The data:
━━━━━━━━━━━━━━━━━━━━━━━━━━━━━━

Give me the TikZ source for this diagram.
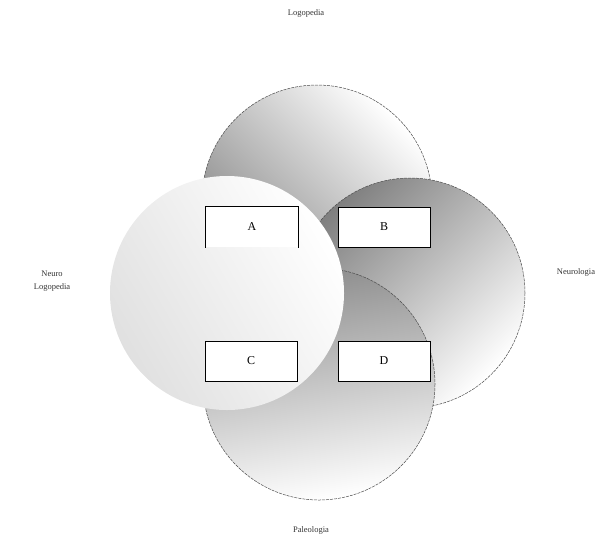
\documentclass[tikz,border=0pt]{standalone}
\usepackage{fontspec}
\setmainfont{Liberation Serif}
\usetikzlibrary{positioning}
\definecolor{RimClr}{rgb}{0.3,0.3,0.3}
\definecolor{DarkClr}{rgb}{0.5,0.5,0.5}

\begin{document}
\begin{tikzpicture}[x=1pt,y=-1pt,
  rim/.style={draw=RimClr,dash pattern=on 3pt off 1pt,line width=.5pt},
  field/.style={font=\fontsize{8.5}{10}\selectfont,align=center,text=black!80},
  letterbox/.style={draw,line width=1pt,fill=white,minimum width=92pt,minimum height=40pt,font=\fontsize{12}{12}\selectfont}]
\useasboundingbox (0,0) rectangle (604,542);

% circles, back to front
\shade[top color=DarkClr,bottom color=white,shading angle=135] (317,200) circle (115);
\draw[rim] (317,200) circle (115);
\shade[top color=DarkClr,bottom color=white,shading angle=45] (410,293) circle (115);
\draw[rim] (410,293) circle (115);
\shade[top color=DarkClr!90,bottom color=white,shading angle=10] (319,384) circle (116);
\draw[rim] (319,384) circle (116);
\shade[top color=white!88!black,bottom color=white,shading angle=120] (227,293) circle (117);

% boxes (A is open at the bottom)
\node[letterbox,draw=none] (A) at (252,227) {A};
\draw[line width=1pt] (A.south west) -- (A.north west) -- (A.north east) -- (A.south east);
\node[letterbox] (B) at (384,227) {B};
\node[letterbox] (C) at (251,361) {C};
\node[letterbox] (D) at (384,361) {D};

% labels
\node[field] (top) at (306,13) {Logopedia};
\node[field] (left) at (52,281) {Neuro\\[3pt]Logopedia};
\node[field] (right) at (576,272) {Neurologia};
\node[field] (bottom) at (311,530) {Paleologia};

\end{tikzpicture}
\end{document}
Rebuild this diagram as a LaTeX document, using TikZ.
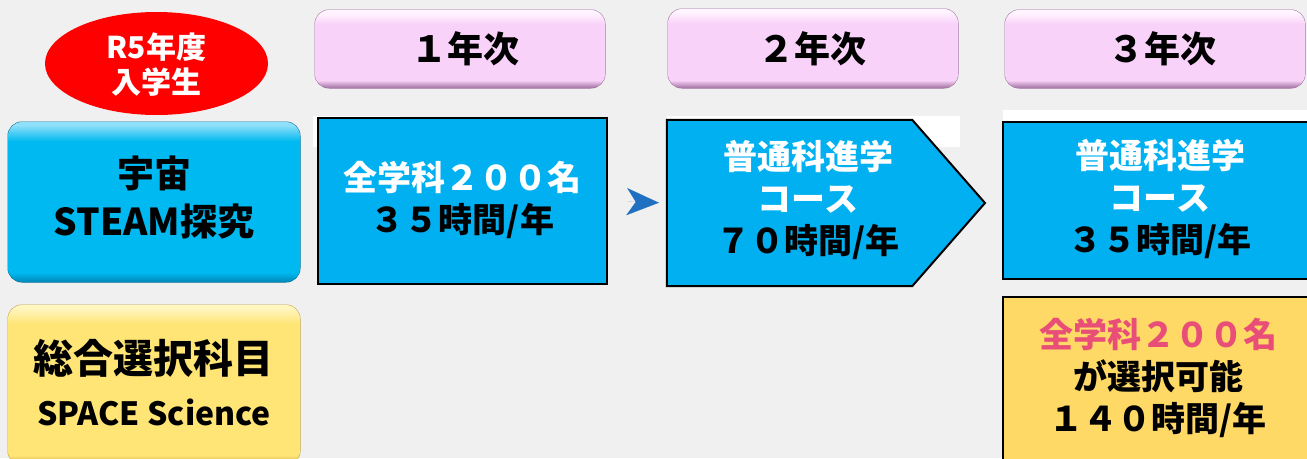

━━━━━━━━━━━━━━━━━━━━━━━━━━━━━━

Write out nothing but the lines from the start of the data through the line with "(D) at (384,361)". Leave out the pictures.

Give me the TikZ source for this diagram.
\documentclass[tikz,border=0pt]{standalone}
\usepackage{fontspec}
\setmainfont{Liberation Serif}
\usetikzlibrary{positioning}
\definecolor{RimClr}{rgb}{0.3,0.3,0.3}
\definecolor{DarkClr}{rgb}{0.5,0.5,0.5}

\begin{document}
\begin{tikzpicture}[x=1pt,y=-1pt,
  rim/.style={draw=RimClr,dash pattern=on 3pt off 1pt,line width=.5pt},
  field/.style={font=\fontsize{8.5}{10}\selectfont,align=center,text=black!80},
  letterbox/.style={draw,line width=1pt,fill=white,minimum width=92pt,minimum height=40pt,font=\fontsize{12}{12}\selectfont}]
\useasboundingbox (0,0) rectangle (604,542);

% circles, back to front
\shade[top color=DarkClr,bottom color=white,shading angle=135] (317,200) circle (115);
\draw[rim] (317,200) circle (115);
\shade[top color=DarkClr,bottom color=white,shading angle=45] (410,293) circle (115);
\draw[rim] (410,293) circle (115);
\shade[top color=DarkClr!90,bottom color=white,shading angle=10] (319,384) circle (116);
\draw[rim] (319,384) circle (116);
\shade[top color=white!88!black,bottom color=white,shading angle=120] (227,293) circle (117);

% boxes (A is open at the bottom)
\node[letterbox,draw=none] (A) at (252,227) {A};
\draw[line width=1pt] (A.south west) -- (A.north west) -- (A.north east) -- (A.south east);
\node[letterbox] (B) at (384,227) {B};
\node[letterbox] (C) at (251,361) {C};
\node[letterbox] (D) at (384,361) {D};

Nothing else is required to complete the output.